→ Data excerpt
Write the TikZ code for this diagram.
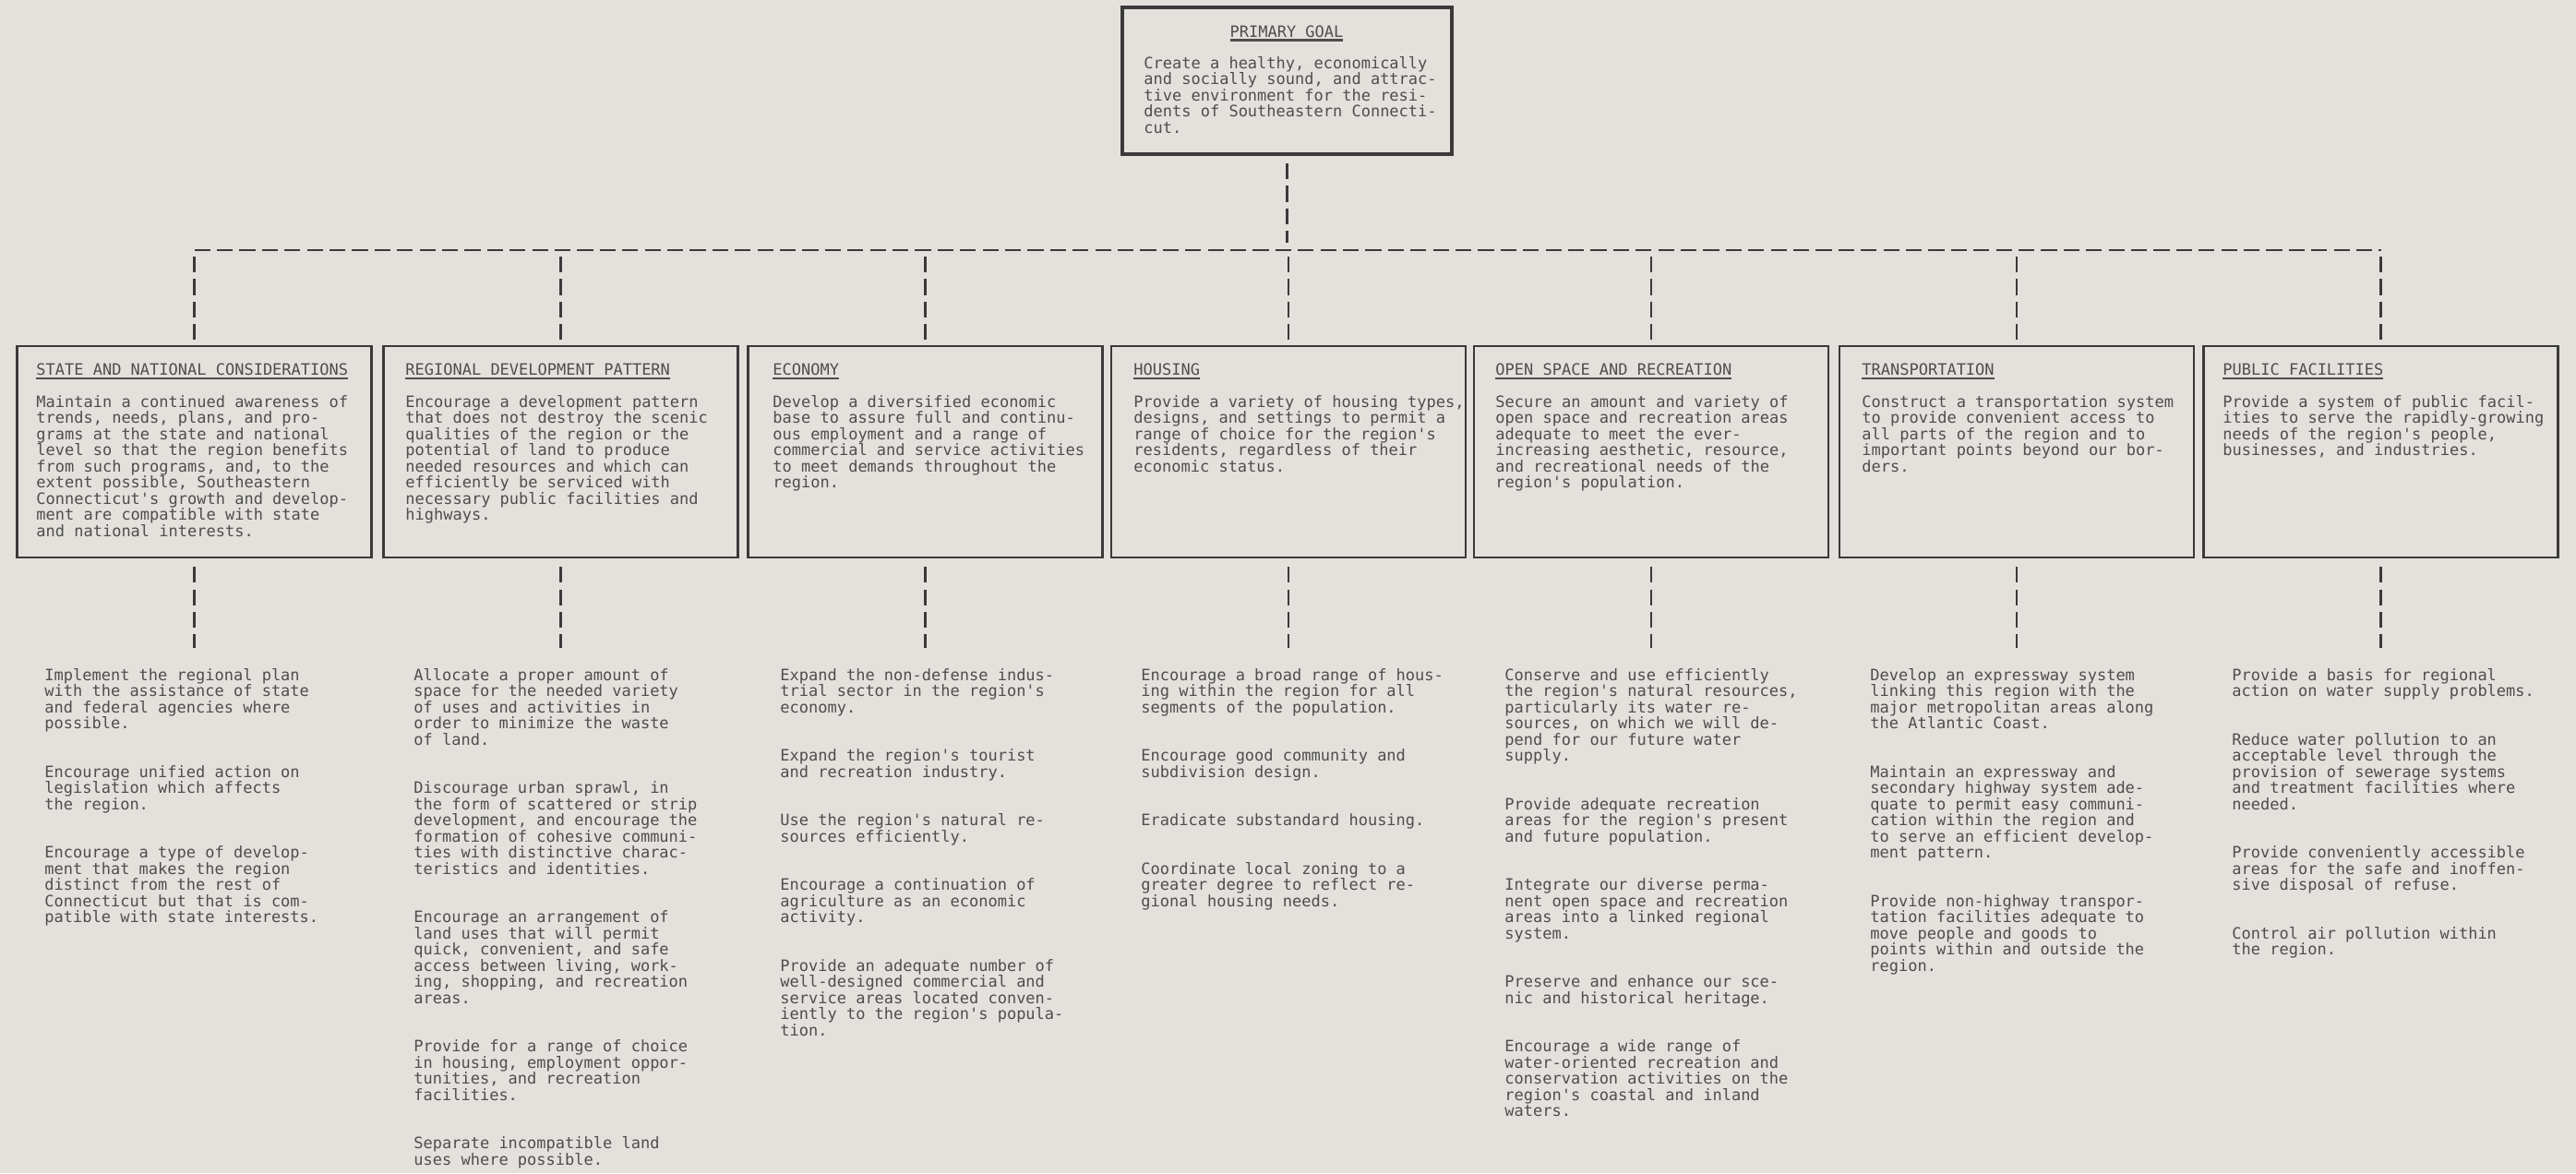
\documentclass[tikz,border=0pt]{standalone}
\usepackage{fontspec}
\setmonofont{DejaVu Sans Mono}
\definecolor{paper}{HTML}{E4E1DD}
\definecolor{ink}{HTML}{4E4E4E}
\definecolor{rulec}{HTML}{3A3A3A}
\newcommand\uln[1]{\setbox0\hbox{#1}\rlap{\smash{\rule[-2.3pt]{\wd0}{1.1pt}}}\box0}
\newcommand\fst{\rule{0pt}{7pt}}
\newcommand\twfont{\ttfamily\fontsize{8.5pt}{8.75pt}\selectfont\lineskiplimit=-20pt\lineskip=0pt}
\tikzset{
  tx/.style={inner sep=0pt, anchor=north west, align=left, text=ink, font=\twfont},
  catbox/.style={draw=rulec, line width=1.1pt, minimum width=192pt, minimum height=114.5pt, inner sep=0pt},
  goalbox/.style={draw=rulec, line width=1.9pt, minimum width=178.5pt, minimum height=79.5pt, inner sep=0pt},
  link/.style={draw=rulec, line width=1.3pt, dash pattern=on 8.6pt off 3.6pt}
}
\begin{document}
\begin{tikzpicture}[x=0.5pt,y=-0.5pt]
\fill[paper] (0,0) rectangle (2791,1271);
\useasboundingbox (0,0) rectangle (2791,1271);

% primary goal
\node[goalbox] (goal) at (1394.5,87.5) {};
\node[tx, anchor=base] (gtitle) at (1394,40) {\uln{PRIMARY GOAL}};
\node[tx] (gbody) at (1239,60) {\fst Create a healthy, economically\\
and socially sound, and attrac-\\
tive environment for the resi-\\
dents of Southeastern Connecti-\\
cut.};

% category boxes
\node[catbox] (b1) at (210.5,489.5) {};
\node[catbox] (b2) at (607.5,489.5) {};
\node[catbox] (b3) at (1002.5,489.5) {};
\node[catbox] (b4) at (1396,489.5) {};
\node[catbox] (b5) at (1789,489.5) {};
\node[catbox] (b6) at (2185,489.5) {};
\node[catbox] (b7) at (2579.5,489.5) {};

\node[tx] (t1) at (39,392) {\fst\uln{STATE AND NATIONAL CONSIDERATIONS}\\[8.75pt]
Maintain a continued awareness of\\
trends, needs, plans, and pro-\\
grams at the state and national\\
level so that the region benefits\\
from such programs, and, to the\\
extent possible, Southeastern\\
Connecticut's growth and develop-\\
ment are compatible with state\\
and national interests.};

\node[tx] (t2) at (439,392) {\fst\uln{REGIONAL DEVELOPMENT PATTERN}\\[8.75pt]
Encourage a development pattern\\
that does not destroy the scenic\\
qualities of the region or the\\
potential of land to produce\\
needed resources and which can\\
efficiently be serviced with\\
necessary public facilities and\\
highways.};

\node[tx] (t3) at (837,392) {\fst\uln{ECONOMY}\\[8.75pt]
Develop a diversified economic\\
base to assure full and continu-\\
ous employment and a range of\\
commercial and service activities\\
to meet demands throughout the\\
region.};

\node[tx] (t4) at (1228,392) {\fst\uln{HOUSING}\\[8.75pt]
Provide a variety of housing types,\\
designs, and settings to permit a\\
range of choice for the region's\\
residents, regardless of their\\
economic status.};

\node[tx] (t5) at (1620,392) {\fst\uln{OPEN SPACE AND RECREATION}\\[8.75pt]
Secure an amount and variety of\\
open space and recreation areas\\
adequate to meet the ever-\\
increasing aesthetic, resource,\\
and recreational needs of the\\
region's population.};

\node[tx] (t6) at (2017,392) {\fst\uln{TRANSPORTATION}\\[8.75pt]
Construct a transportation system\\
to provide convenient access to\\
all parts of the region and to\\
important points beyond our bor-\\
ders.};

\node[tx] (t7) at (2408,392) {\fst\uln{PUBLIC FACILITIES}\\[8.75pt]
Provide a system of public facil-\\
ities to serve the rapidly-growing\\
needs of the region's people,\\
businesses, and industries.};

% lower columns
\node[tx] (c1) at (48,723) {\fst Implement the regional plan\\
with the assistance of state\\
and federal agencies where\\
possible.\\[17.5pt]
Encourage unified action on\\
legislation which affects\\
the region.\\[17.5pt]
Encourage a type of develop-\\
ment that makes the region\\
distinct from the rest of\\
Connecticut but that is com-\\
patible with state interests.};

\node[tx] (c2) at (448,723) {\fst Allocate a proper amount of\\
space for the needed variety\\
of uses and activities in\\
order to minimize the waste\\
of land.\\[17.5pt]
Discourage urban sprawl, in\\
the form of scattered or strip\\
development, and encourage the\\
formation of cohesive communi-\\
ties with distinctive charac-\\
teristics and identities.\\[17.5pt]
Encourage an arrangement of\\
land uses that will permit\\
quick, convenient, and safe\\
access between living, work-\\
ing, shopping, and recreation\\
areas.\\[17.5pt]
Provide for a range of choice\\
in housing, employment oppor-\\
tunities, and recreation\\
facilities.\\[17.5pt]
Separate incompatible land\\
uses where possible.};

\node[tx] (c3) at (845,723) {\fst Expand the non-defense indus-\\
trial sector in the region's\\
economy.\\[17.5pt]
Expand the region's tourist\\
and recreation industry.\\[17.5pt]
Use the region's natural re-\\
sources efficiently.\\[17.5pt]
Encourage a continuation of\\
agriculture as an economic\\
activity.\\[17.5pt]
Provide an adequate number of\\
well-designed commercial and\\
service areas located conven-\\
iently to the region's popula-\\
tion.};

\node[tx] (c4) at (1236,723) {\fst Encourage a broad range of hous-\\
ing within the region for all\\
segments of the population.\\[17.5pt]
Encourage good community and\\
subdivision design.\\[17.5pt]
Eradicate substandard housing.\\[17.5pt]
Coordinate local zoning to a\\
greater degree to reflect re-\\
gional housing needs.};

\node[tx] (c5) at (1630,723) {\fst Conserve and use efficiently\\
the region's natural resources,\\
particularly its water re-\\
sources, on which we will de-\\
pend for our future water\\
supply.\\[17.5pt]
Provide adequate recreation\\
areas for the region's present\\
and future population.\\[17.5pt]
Integrate our diverse perma-\\
nent open space and recreation\\
areas into a linked regional\\
system.\\[17.5pt]
Preserve and enhance our sce-\\
nic and historical heritage.\\[17.5pt]
Encourage a wide range of\\
water-oriented recreation and\\
conservation activities on the\\
region's coastal and inland\\
waters.};

\node[tx] (c6) at (2026,723) {\fst Develop an expressway system\\
linking this region with the\\
major metropolitan areas along\\
the Atlantic Coast.\\[17.5pt]
Maintain an expressway and\\
secondary highway system ade-\\
quate to permit easy communi-\\
cation within the region and\\
to serve an efficient develop-\\
ment pattern.\\[17.5pt]
Provide non-highway transpor-\\
tation facilities adequate to\\
move people and goods to\\
points within and outside the\\
region.};

\node[tx] (c7) at (2418,723) {\fst Provide a basis for regional\\
action on water supply problems.\\[17.5pt]
Reduce water pollution to an\\
acceptable level through the\\
provision of sewerage systems\\
and treatment facilities where\\
needed.\\[17.5pt]
Provide conveniently accessible\\
areas for the safe and inoffen-\\
sive disposal of refuse.\\[17.5pt]
Control air pollution within\\
the region.};

% connectors
\coordinate (hL) at (210.5,271);
\coordinate (hR) at (2579.5,271);
\draw[link] (hL) -- (hR);
\draw[link, shorten <=4pt, shorten >=4pt] (goal.south) -- (goal.south |- hL);
\foreach \i in {1,...,7} {
  \draw[link, shorten <=3.5pt, shorten >=3pt] (b\i.north |- hL) -- (b\i.north);
  \draw[link, shorten <=4.5pt, shorten >=10.5pt] (b\i.south) -- (b\i.south |- c\i.north);
}
\end{tikzpicture}
\end{document}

→ Given task
The material above holds pictures; copy everything else in it exactly.

→ Answer to this exercise
Write the TikZ code for this diagram.
\documentclass[tikz,border=0pt]{standalone}
\usepackage{fontspec}
\setmonofont{DejaVu Sans Mono}
\definecolor{paper}{HTML}{E4E1DD}
\definecolor{ink}{HTML}{4E4E4E}
\definecolor{rulec}{HTML}{3A3A3A}
\newcommand\uln[1]{\setbox0\hbox{#1}\rlap{\smash{\rule[-2.3pt]{\wd0}{1.1pt}}}\box0}
\newcommand\fst{\rule{0pt}{7pt}}
\newcommand\twfont{\ttfamily\fontsize{8.5pt}{8.75pt}\selectfont\lineskiplimit=-20pt\lineskip=0pt}
\tikzset{
  tx/.style={inner sep=0pt, anchor=north west, align=left, text=ink, font=\twfont},
  catbox/.style={draw=rulec, line width=1.1pt, minimum width=192pt, minimum height=114.5pt, inner sep=0pt},
  goalbox/.style={draw=rulec, line width=1.9pt, minimum width=178.5pt, minimum height=79.5pt, inner sep=0pt},
  link/.style={draw=rulec, line width=1.3pt, dash pattern=on 8.6pt off 3.6pt}
}
\begin{document}
\begin{tikzpicture}[x=0.5pt,y=-0.5pt]
\fill[paper] (0,0) rectangle (2791,1271);
\useasboundingbox (0,0) rectangle (2791,1271);

% primary goal
\node[goalbox] (goal) at (1394.5,87.5) {};
\node[tx, anchor=base] (gtitle) at (1394,40) {\uln{PRIMARY GOAL}};
\node[tx] (gbody) at (1239,60) {\fst Create a healthy, economically\\
and socially sound, and attrac-\\
tive environment for the resi-\\
dents of Southeastern Connecti-\\
cut.};

% category boxes
\node[catbox] (b1) at (210.5,489.5) {};
\node[catbox] (b2) at (607.5,489.5) {};
\node[catbox] (b3) at (1002.5,489.5) {};
\node[catbox] (b4) at (1396,489.5) {};
\node[catbox] (b5) at (1789,489.5) {};
\node[catbox] (b6) at (2185,489.5) {};
\node[catbox] (b7) at (2579.5,489.5) {};

\node[tx] (t1) at (39,392) {\fst\uln{STATE AND NATIONAL CONSIDERATIONS}\\[8.75pt]
Maintain a continued awareness of\\
trends, needs, plans, and pro-\\
grams at the state and national\\
level so that the region benefits\\
from such programs, and, to the\\
extent possible, Southeastern\\
Connecticut's growth and develop-\\
ment are compatible with state\\
and national interests.};

\node[tx] (t2) at (439,392) {\fst\uln{REGIONAL DEVELOPMENT PATTERN}\\[8.75pt]
Encourage a development pattern\\
that does not destroy the scenic\\
qualities of the region or the\\
potential of land to produce\\
needed resources and which can\\
efficiently be serviced with\\
necessary public facilities and\\
highways.};

\node[tx] (t3) at (837,392) {\fst\uln{ECONOMY}\\[8.75pt]
Develop a diversified economic\\
base to assure full and continu-\\
ous employment and a range of\\
commercial and service activities\\
to meet demands throughout the\\
region.};

\node[tx] (t4) at (1228,392) {\fst\uln{HOUSING}\\[8.75pt]
Provide a variety of housing types,\\
designs, and settings to permit a\\
range of choice for the region's\\
residents, regardless of their\\
economic status.};

\node[tx] (t5) at (1620,392) {\fst\uln{OPEN SPACE AND RECREATION}\\[8.75pt]
Secure an amount and variety of\\
open space and recreation areas\\
adequate to meet the ever-\\
increasing aesthetic, resource,\\
and recreational needs of the\\
region's population.};

\node[tx] (t6) at (2017,392) {\fst\uln{TRANSPORTATION}\\[8.75pt]
Construct a transportation system\\
to provide convenient access to\\
all parts of the region and to\\
important points beyond our bor-\\
ders.};

\node[tx] (t7) at (2408,392) {\fst\uln{PUBLIC FACILITIES}\\[8.75pt]
Provide a system of public facil-\\
ities to serve the rapidly-growing\\
needs of the region's people,\\
businesses, and industries.};

% lower columns
\node[tx] (c1) at (48,723) {\fst Implement the regional plan\\
with the assistance of state\\
and federal agencies where\\
possible.\\[17.5pt]
Encourage unified action on\\
legislation which affects\\
the region.\\[17.5pt]
Encourage a type of develop-\\
ment that makes the region\\
distinct from the rest of\\
Connecticut but that is com-\\
patible with state interests.};

\node[tx] (c2) at (448,723) {\fst Allocate a proper amount of\\
space for the needed variety\\
of uses and activities in\\
order to minimize the waste\\
of land.\\[17.5pt]
Discourage urban sprawl, in\\
the form of scattered or strip\\
development, and encourage the\\
formation of cohesive communi-\\
ties with distinctive charac-\\
teristics and identities.\\[17.5pt]
Encourage an arrangement of\\
land uses that will permit\\
quick, convenient, and safe\\
access between living, work-\\
ing, shopping, and recreation\\
areas.\\[17.5pt]
Provide for a range of choice\\
in housing, employment oppor-\\
tunities, and recreation\\
facilities.\\[17.5pt]
Separate incompatible land\\
uses where possible.};

\node[tx] (c3) at (845,723) {\fst Expand the non-defense indus-\\
trial sector in the region's\\
economy.\\[17.5pt]
Expand the region's tourist\\
and recreation industry.\\[17.5pt]
Use the region's natural re-\\
sources efficiently.\\[17.5pt]
Encourage a continuation of\\
agriculture as an economic\\
activity.\\[17.5pt]
Provide an adequate number of\\
well-designed commercial and\\
service areas located conven-\\
iently to the region's popula-\\
tion.};

\node[tx] (c4) at (1236,723) {\fst Encourage a broad range of hous-\\
ing within the region for all\\
segments of the population.\\[17.5pt]
Encourage good community and\\
subdivision design.\\[17.5pt]
Eradicate substandard housing.\\[17.5pt]
Coordinate local zoning to a\\
greater degree to reflect re-\\
gional housing needs.};

\node[tx] (c5) at (1630,723) {\fst Conserve and use efficiently\\
the region's natural resources,\\
particularly its water re-\\
sources, on which we will de-\\
pend for our future water\\
supply.\\[17.5pt]
Provide adequate recreation\\
areas for the region's present\\
and future population.\\[17.5pt]
Integrate our diverse perma-\\
nent open space and recreation\\
areas into a linked regional\\
system.\\[17.5pt]
Preserve and enhance our sce-\\
nic and historical heritage.\\[17.5pt]
Encourage a wide range of\\
water-oriented recreation and\\
conservation activities on the\\
region's coastal and inland\\
waters.};

\node[tx] (c6) at (2026,723) {\fst Develop an expressway system\\
linking this region with the\\
major metropolitan areas along\\
the Atlantic Coast.\\[17.5pt]
Maintain an expressway and\\
secondary highway system ade-\\
quate to permit easy communi-\\
cation within the region and\\
to serve an efficient develop-\\
ment pattern.\\[17.5pt]
Provide non-highway transpor-\\
tation facilities adequate to\\
move people and goods to\\
points within and outside the\\
region.};

\node[tx] (c7) at (2418,723) {\fst Provide a basis for regional\\
action on water supply problems.\\[17.5pt]
Reduce water pollution to an\\
acceptable level through the\\
provision of sewerage systems\\
and treatment facilities where\\
needed.\\[17.5pt]
Provide conveniently accessible\\
areas for the safe and inoffen-\\
sive disposal of refuse.\\[17.5pt]
Control air pollution within\\
the region.};

% connectors
\coordinate (hL) at (210.5,271);
\coordinate (hR) at (2579.5,271);
\draw[link] (hL) -- (hR);
\draw[link, shorten <=4pt, shorten >=4pt] (goal.south) -- (goal.south |- hL);
\foreach \i in {1,...,7} {
  \draw[link, shorten <=3.5pt, shorten >=3pt] (b\i.north |- hL) -- (b\i.north);
  \draw[link, shorten <=4.5pt, shorten >=10.5pt] (b\i.south) -- (b\i.south |- c\i.north);
}
\end{tikzpicture}
\end{document}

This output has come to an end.